La récente affaire Zhang Lan, la patronne de la célèbre chaîne de restaurants South Beauty, célèbres en Chine pour leur luxe, et dont on a appris qu'elle avait acquis une nationalité étrangère, a fait grand bruit en Chine, rappelant la désagréable surprise qu'avait déjà été le départ de la star de cinéma Gong Li, qui comme chacun le sait, a pris la nationalité singapourienne, au grand dam de beaucoup de ses fans, et à la colère de nombreuses autres personnes, pour qui abandonner la nationalité chinoise et partir à l'étranger relève plus de la trahison qu'autre chose. Toutes choses étant relatives, cette histoire m'a fortement rappelé la mésaventure récente de Bernard Arnault, le célèbre patron du plus célèbre encore groupe LVMH (qui possède entre autres Louis Vuitton) en France, quand il a évoqué l'idée d'acquérir une habitation en Belgique.
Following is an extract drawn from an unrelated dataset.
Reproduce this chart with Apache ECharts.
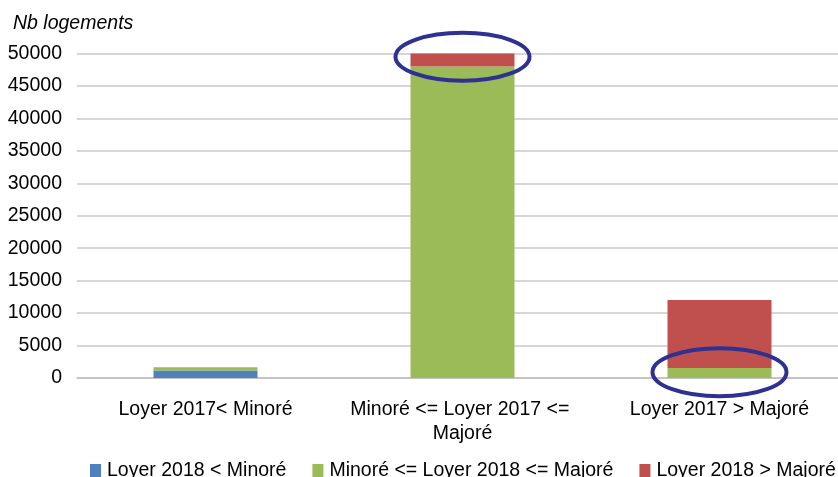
<!DOCTYPE html>
<html>
<head>
<meta charset="utf-8">
<script src="https://cdn.jsdelivr.net/npm/echarts@6/dist/echarts.min.js"></script>
<style>
  html, body { margin: 0; padding: 0; background: #fff; overflow: hidden; }
  #chart { width: 850px; height: 477px; }
</style>
</head>
<body>
<div id="chart"></div>
<script>
// données
var categories = ['Loyer 2017< Minoré', 'Minoré <= Loyer 2017 <= Majoré', 'Loyer 2017 > Majoré'];
var seriesNames = ['Loyer 2018 < Minoré', 'Minoré <= Loyer 2018 <= Majoré', 'Loyer 2018 > Majoré'];
var belowMin = [1150, 0, 0];
var betweenMinMax = [500, 48000, 1550];
var aboveMax = [0, 2100, 10450];
var yTicks = [0, 5000, 10000, 15000, 20000, 25000, 30000, 35000, 40000, 45000, 50000];
var highlights = [[1, 49500], [2, 900]]; // zones entourées

var colors = ['#4F81BD', '#9BBB59', '#C0504D'];
var font = 'Liberation Sans, Arial, sans-serif';
var fs = 19.5;

var myChart = echarts.init(document.getElementById('chart'));

var option = {
    animation: false,
    color: colors,
    textStyle: { fontFamily: font },
    title: {
        text: 'Nb logements',
        left: 8,
        top: 9,
        textStyle: { fontFamily: font, fontSize: fs, fontStyle: 'italic', fontWeight: 'normal', color: '#000' }
    },
    legend: {
        bottom: -9,
        left: 85,
        itemWidth: 11,
        itemHeight: 14,
        itemGap: 26,
        icon: 'rect',
        textStyle: { fontFamily: font, fontSize: fs, color: '#000', padding: [0, 0, 0, 1] },
        data: seriesNames
    },
    grid: {
        left: 77,
        top: 53.5,
        width: 771,
        bottom: 99
    },
    xAxis: {
        type: 'category',
        data: categories,
        axisLine: { lineStyle: { color: '#bfbfbf', width: 1.5 } },
        axisTick: { show: false },
        axisLabel: {
            interval: 0,
            fontFamily: font,
            fontSize: fs,
            color: '#000',
            margin: 20,
            width: 250,
            overflow: 'break',
            lineHeight: 24
        }
    },
    yAxis: {
        type: 'value',
        min: yTicks[0],
        max: yTicks[yTicks.length - 1],
        interval: yTicks[1] - yTicks[0],
        axisLine: { show: false },
        axisTick: { show: false },
        splitLine: { lineStyle: { color: '#c8c8c8', width: 1.5 } },
        axisLabel: {
            fontFamily: font,
            fontSize: fs,
            color: '#000',
            margin: 15,
            formatter: function (v) { return String(v); }
        }
    },
    series: [
        { name: seriesNames[0], type: 'bar', stack: 'total', barWidth: 104, data: belowMin },
        { name: seriesNames[1], type: 'bar', stack: 'total', barWidth: 104, data: betweenMinMax },
        { name: seriesNames[2], type: 'bar', stack: 'total', barWidth: 104, data: aboveMax }
    ]
};
myChart.setOption(option);

// ellipses de mise en évidence
var ellipses = highlights.map(function (h) {
    var p = myChart.convertToPixel({ gridIndex: 0 }, [categories[h[0]], h[1]]);
    return {
        type: 'ellipse',
        shape: { cx: p[0], cy: p[1], rx: 67, ry: 24 },
        style: { fill: null, stroke: '#2E3192', lineWidth: 4 },
        z: 100
    };
});
myChart.setOption({ graphic: ellipses });
</script>
</body>
</html>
Sans aller jusqu'à utiliser un mot aussi fort, je comprends volontiers la fureur des Chinois qui se disent que tout de même c'est, pour le moins, indélicat et témoigne d'une certaine ingratitude envers un pays qui a permis à ces personnes de devenir riches et célèbres. C'est, convenons-en, et quoi qu'on pense de ce genre de décision, une drôle de façon de remercier la Chine… mais au-delà de Zhang Lan et de Gong Li, le problème est qu'il y a d'autres personnes, pas forcément célèbres mais riches, qui souhaitent quitter la Chine et s'installer à l'étranger, allant parfois même jusqu'à abandonner leur nationalité d'origine. Pire encore, des enquêtes montrent que parmi ceux qui restent, près de la moitié se disent désireux de suivre ce mouvement. Pourquoi ? Les raisons semblent multiples, mais il semble que les plus importantes soient le souhait de mener une vie plus saine et de proposer une meilleure éducation à leurs enfants ; il est vrai que l'extraordinaire développement de la Chine de ces trente dernières années, s'il a permis, à de nombreuses personnes en général mais à celles-là en particulier, de voir leur niveau de vie monter de manière spectaculaire et parfois même de s'enrichir considérablement, a eu également pour corollaire une profonde dégradation de l'environnement des conditions de vie, notamment la pollution qui devient parfois quasiment insupportable et les scandales alimentaires à répétition. Qui, ayant vécu ou vivant en Chine ne s'en est pas plaint ? Et même si l'argent permet à ces personnes de vivre bien plus confortablement que la plupart de leurs concitoyens, il ne leur permet pas d'échapper à ces problèmes.
Certains disent aussi ne plus supporter la corruption, problème majeur contre lequel lutte pourtant sans cesse le Gouvernement Central, mais ce n'est sans doute pas la raison majeure. Outre la pollution, l'insécurité alimentaire et un système éducatif jugé insuffisant, ce que ne supportent plus ces riches, c'est aussi la jalousie, qui va parfois jusqu'à la haine, de nombre de Chinois qui eux n'ont pas autant profité de la croissance, et qui sont souvent scandalisés par le comportement de voyous de certains de ces riches, qui sous prétexte qu'ils ont de l'argent, se croient tout permis, notamment d'être au-dessus des lois. Il est évident que ces personnes qui se comportent mal ne sont qu'une minorité parmi les riches, dont beaucoup ont acquis leur fortune grâce à un travail acharné et restent discrets, mais chaque fois que ce qu'on appelle en France des « blousons dorés » dérapent, c'est presque l'ensemble de la société chinoise qui jette l'opprobre sur tous les autres, même les plus innocents. Le fossé des richesses en Chine, dont le Coefficient de Gini –vous savez, ce célèbre indice qui sert à mesurer les inégalités d'une société- a déjà atteint, et même dépassé, le seuil d'alerte est passé par là, et il est fort à craindre qu'il soit presque trop tard pour pouvoir rétablir un équilibre salutaire.